> [YOUR INSTRUCTIONS]
Reproduce the listing exactly and skip over any pictures.

> [AVAILABLE DATA]
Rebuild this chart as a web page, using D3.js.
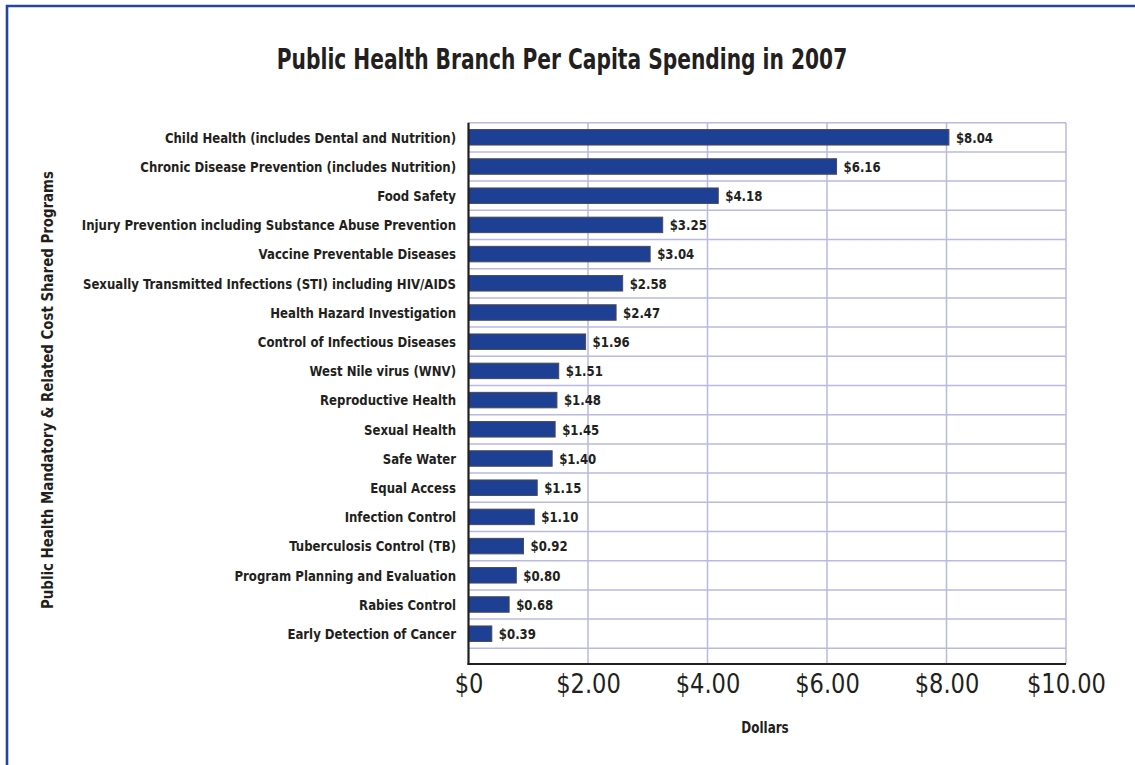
<!DOCTYPE html>
<html>
<head>
<meta charset="utf-8">
<script src="https://cdn.jsdelivr.net/npm/d3@7"></script>
<style>
  html, body { margin: 0; padding: 0; background: #ffffff; }
  svg { display: block; }
  .cond { font-family: "DejaVu Sans Condensed", "Liberation Sans Narrow", sans-serif; font-stretch: condensed; }
</style>
</head>
<body>
<svg id="chart" width="1135" height="765"></svg>
<script>
// Per capita spending by program, 2007 (dollars)
const programs = [
  "Child Health (includes Dental and Nutrition)",
  "Chronic Disease Prevention (includes Nutrition)",
  "Food Safety",
  "Injury Prevention including Substance Abuse Prevention",
  "Vaccine Preventable Diseases",
  "Sexually Transmitted Infections (STI) including HIV/AIDS",
  "Health Hazard Investigation",
  "Control of Infectious Diseases",
  "West Nile virus (WNV)",
  "Reproductive Health",
  "Sexual Health",
  "Safe Water",
  "Equal Access",
  "Infection Control",
  "Tuberculosis Control (TB)",
  "Program Planning and Evaluation",
  "Rabies Control",
  "Early Detection of Cancer"
];
const spending = [8.04, 6.16, 4.18, 3.25, 3.04, 2.58, 2.47, 1.96, 1.51, 1.48, 1.45, 1.40, 1.15, 1.10, 0.92, 0.80, 0.68, 0.39];
const tickValues = [0, 2, 4, 6, 8, 10];
const tickLabels = ["$0", "$2.00", "$4.00", "$6.00", "$8.00", "$10.00"];

const titleText = "Public Health Branch Per Capita Spending in 2007";
const xTitle = "Dollars";
const yTitle = "Public Health Mandatory & Related Cost Shared Programs";

const svg = d3.select("#chart");

// Narrow a text element horizontally around its anchor point
function squeeze(sel, sx, rotate) {
  sel.each(function () {
    const t = d3.select(this);
    const px = +t.attr("x") || 0, py = +t.attr("y") || 0;
    t.attr("x", 0).attr("y", 0)
     .attr("transform", `translate(${px},${py})` + (rotate ? ` rotate(${rotate})` : "") + ` scale(${sx},1)`);
  });
}

// frame
const plotLeft = 468.5, plotRight = 1066, plotTop = 122.7, rowsBottom = 648.3, plotBottom = 664;

const x = d3.scaleLinear().domain([0, 10]).range([plotLeft, plotRight]);
const rows = d3.scaleBand().domain(programs).range([plotTop, rowsBottom]).padding(0);
const y = d3.scaleBand().domain(programs).range([plotTop, rowsBottom])
  .paddingInner(0.47).paddingOuter(0.235);

// outer border (top and left edges)
svg.append("path")
  .attr("d", `M7,765 L7,6 L1135,6`)
  .attr("fill", "none")
  .attr("stroke", "#2446a0")
  .attr("stroke-width", 2.6);

// title
svg.append("text").attr("class", "cond")
  .attr("x", 562).attr("y", 69)
  .attr("text-anchor", "middle")
  .attr("font-size", 29).attr("font-weight", "bold")
  .attr("fill", "#231f20")
  .text(titleText)
  .call(squeeze, 0.775);

const grid = "#b9b9e2";

// horizontal row gridlines
const rowEdges = programs.map(p => rows(p)).concat([rowsBottom]);
svg.append("g").selectAll("line").data(rowEdges).join("line")
  .attr("x1", plotLeft).attr("x2", plotRight)
  .attr("y1", d => d).attr("y2", d => d)
  .attr("stroke", grid).attr("stroke-width", 1.5);

// vertical gridlines
svg.append("g").selectAll("line").data(tickValues.slice(1)).join("line")
  .attr("x1", d => x(d)).attr("x2", d => x(d))
  .attr("y1", plotTop).attr("y2", plotBottom)
  .attr("stroke", grid).attr("stroke-width", 1.5);

// bars
svg.append("g").selectAll("rect").data(programs).join("rect")
  .attr("x", x(0))
  .attr("y", d => y(d))
  .attr("width", (d, i) => x(spending[i]) - x(0))
  .attr("height", y.bandwidth())
  .attr("fill", "#1d3f94")
  .attr("stroke", "#4a4a55")
  .attr("stroke-width", 1);

// value labels
svg.append("g").selectAll("text").data(programs).join("text")
  .attr("class", "cond")
  .attr("x", (d, i) => x(spending[i]) + 7)
  .attr("y", d => y(d) + y.bandwidth() / 2)
  .attr("dy", "0.36em")
  .attr("font-size", 14.5).attr("font-weight", "bold")
  .attr("fill", "#231f20")
  .text((d, i) => "$" + spending[i].toFixed(2))
  .call(squeeze, 0.9);

// category labels
svg.append("g").selectAll("text").data(programs).join("text")
  .attr("class", "cond")
  .attr("x", 456)
  .attr("y", d => y(d) + y.bandwidth() / 2)
  .attr("dy", "0.36em")
  .attr("text-anchor", "end")
  .attr("font-size", 14.5).attr("font-weight", "bold")
  .attr("fill", "#231f20")
  .text(d => d)
  .call(squeeze, 0.9);

// axes lines
svg.append("line")
  .attr("x1", plotLeft).attr("x2", plotLeft)
  .attr("y1", plotTop).attr("y2", plotBottom + 1)
  .attr("stroke", "#231f20").attr("stroke-width", 2.2);
svg.append("line")
  .attr("x1", plotLeft - 1).attr("x2", plotRight)
  .attr("y1", plotBottom).attr("y2", plotBottom)
  .attr("stroke", "#231f20").attr("stroke-width", 2.2);

// x tick labels
const xAxis = d3.axisBottom(x).tickValues(tickValues)
  .tickFormat((d, i) => tickLabels[i]).tickSize(0).tickPadding(0);
const gx = svg.append("g").attr("transform", `translate(0,${plotBottom})`).call(xAxis);
gx.select(".domain").remove();
gx.selectAll("text")
  .attr("class", "cond")
  .attr("x", 0).attr("y", 29).attr("dy", 0)
  .attr("font-size", 27)
  .attr("font-family", null)
  .attr("fill", "#231f20")
  .call(squeeze, 0.93);
gx.attr("font-family", null).attr("font-size", null);

// x title
svg.append("text").attr("class", "cond")
  .attr("x", 765).attr("y", 733)
  .attr("text-anchor", "middle")
  .attr("font-size", 15.5).attr("font-weight", "bold")
  .attr("fill", "#231f20")
  .text(xTitle)
  .call(squeeze, 0.86);

// y title
svg.append("text").attr("class", "cond")
  .attr("x", 53).attr("y", 390)
  .attr("text-anchor", "middle")
  .attr("font-size", 15).attr("font-weight", "bold")
  .attr("fill", "#231f20")
  .text(yTitle)
  .call(squeeze, 0.99, -90);
</script>
</body>
</html>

> [TASK ANSWER]
Rebuild this chart as a web page, using D3.js.
<!DOCTYPE html>
<html>
<head>
<meta charset="utf-8">
<script src="https://cdn.jsdelivr.net/npm/d3@7"></script>
<style>
  html, body { margin: 0; padding: 0; background: #ffffff; }
  svg { display: block; }
  .cond { font-family: "DejaVu Sans Condensed", "Liberation Sans Narrow", sans-serif; font-stretch: condensed; }
</style>
</head>
<body>
<svg id="chart" width="1135" height="765"></svg>
<script>
// Per capita spending by program, 2007 (dollars)
const programs = [
  "Child Health (includes Dental and Nutrition)",
  "Chronic Disease Prevention (includes Nutrition)",
  "Food Safety",
  "Injury Prevention including Substance Abuse Prevention",
  "Vaccine Preventable Diseases",
  "Sexually Transmitted Infections (STI) including HIV/AIDS",
  "Health Hazard Investigation",
  "Control of Infectious Diseases",
  "West Nile virus (WNV)",
  "Reproductive Health",
  "Sexual Health",
  "Safe Water",
  "Equal Access",
  "Infection Control",
  "Tuberculosis Control (TB)",
  "Program Planning and Evaluation",
  "Rabies Control",
  "Early Detection of Cancer"
];
const spending = [8.04, 6.16, 4.18, 3.25, 3.04, 2.58, 2.47, 1.96, 1.51, 1.48, 1.45, 1.40, 1.15, 1.10, 0.92, 0.80, 0.68, 0.39];
const tickValues = [0, 2, 4, 6, 8, 10];
const tickLabels = ["$0", "$2.00", "$4.00", "$6.00", "$8.00", "$10.00"];

const titleText = "Public Health Branch Per Capita Spending in 2007";
const xTitle = "Dollars";
const yTitle = "Public Health Mandatory & Related Cost Shared Programs";

const svg = d3.select("#chart");

// Narrow a text element horizontally around its anchor point
function squeeze(sel, sx, rotate) {
  sel.each(function () {
    const t = d3.select(this);
    const px = +t.attr("x") || 0, py = +t.attr("y") || 0;
    t.attr("x", 0).attr("y", 0)
     .attr("transform", `translate(${px},${py})` + (rotate ? ` rotate(${rotate})` : "") + ` scale(${sx},1)`);
  });
}

// frame
const plotLeft = 468.5, plotRight = 1066, plotTop = 122.7, rowsBottom = 648.3, plotBottom = 664;

const x = d3.scaleLinear().domain([0, 10]).range([plotLeft, plotRight]);
const rows = d3.scaleBand().domain(programs).range([plotTop, rowsBottom]).padding(0);
const y = d3.scaleBand().domain(programs).range([plotTop, rowsBottom])
  .paddingInner(0.47).paddingOuter(0.235);

// outer border (top and left edges)
svg.append("path")
  .attr("d", `M7,765 L7,6 L1135,6`)
  .attr("fill", "none")
  .attr("stroke", "#2446a0")
  .attr("stroke-width", 2.6);

// title
svg.append("text").attr("class", "cond")
  .attr("x", 562).attr("y", 69)
  .attr("text-anchor", "middle")
  .attr("font-size", 29).attr("font-weight", "bold")
  .attr("fill", "#231f20")
  .text(titleText)
  .call(squeeze, 0.775);

const grid = "#b9b9e2";

// horizontal row gridlines
const rowEdges = programs.map(p => rows(p)).concat([rowsBottom]);
svg.append("g").selectAll("line").data(rowEdges).join("line")
  .attr("x1", plotLeft).attr("x2", plotRight)
  .attr("y1", d => d).attr("y2", d => d)
  .attr("stroke", grid).attr("stroke-width", 1.5);

// vertical gridlines
svg.append("g").selectAll("line").data(tickValues.slice(1)).join("line")
  .attr("x1", d => x(d)).attr("x2", d => x(d))
  .attr("y1", plotTop).attr("y2", plotBottom)
  .attr("stroke", grid).attr("stroke-width", 1.5);

// bars
svg.append("g").selectAll("rect").data(programs).join("rect")
  .attr("x", x(0))
  .attr("y", d => y(d))
  .attr("width", (d, i) => x(spending[i]) - x(0))
  .attr("height", y.bandwidth())
  .attr("fill", "#1d3f94")
  .attr("stroke", "#4a4a55")
  .attr("stroke-width", 1);

// value labels
svg.append("g").selectAll("text").data(programs).join("text")
  .attr("class", "cond")
  .attr("x", (d, i) => x(spending[i]) + 7)
  .attr("y", d => y(d) + y.bandwidth() / 2)
  .attr("dy", "0.36em")
  .attr("font-size", 14.5).attr("font-weight", "bold")
  .attr("fill", "#231f20")
  .text((d, i) => "$" + spending[i].toFixed(2))
  .call(squeeze, 0.9);

// category labels
svg.append("g").selectAll("text").data(programs).join("text")
  .attr("class", "cond")
  .attr("x", 456)
  .attr("y", d => y(d) + y.bandwidth() / 2)
  .attr("dy", "0.36em")
  .attr("text-anchor", "end")
  .attr("font-size", 14.5).attr("font-weight", "bold")
  .attr("fill", "#231f20")
  .text(d => d)
  .call(squeeze, 0.9);

// axes lines
svg.append("line")
  .attr("x1", plotLeft).attr("x2", plotLeft)
  .attr("y1", plotTop).attr("y2", plotBottom + 1)
  .attr("stroke", "#231f20").attr("stroke-width", 2.2);
svg.append("line")
  .attr("x1", plotLeft - 1).attr("x2", plotRight)
  .attr("y1", plotBottom).attr("y2", plotBottom)
  .attr("stroke", "#231f20").attr("stroke-width", 2.2);

// x tick labels
const xAxis = d3.axisBottom(x).tickValues(tickValues)
  .tickFormat((d, i) => tickLabels[i]).tickSize(0).tickPadding(0);
const gx = svg.append("g").attr("transform", `translate(0,${plotBottom})`).call(xAxis);
gx.select(".domain").remove();
gx.selectAll("text")
  .attr("class", "cond")
  .attr("x", 0).attr("y", 29).attr("dy", 0)
  .attr("font-size", 27)
  .attr("font-family", null)
  .attr("fill", "#231f20")
  .call(squeeze, 0.93);
gx.attr("font-family", null).attr("font-size", null);

// x title
svg.append("text").attr("class", "cond")
  .attr("x", 765).attr("y", 733)
  .attr("text-anchor", "middle")
  .attr("font-size", 15.5).attr("font-weight", "bold")
  .attr("fill", "#231f20")
  .text(xTitle)
  .call(squeeze, 0.86);

// y title
svg.append("text").attr("class", "cond")
  .attr("x", 53).attr("y", 390)
  .attr("text-anchor", "middle")
  .attr("font-size", 15).attr("font-weight", "bold")
  .attr("fill", "#231f20")
  .text(yTitle)
  .call(squeeze, 0.99, -90);
</script>
</body>
</html>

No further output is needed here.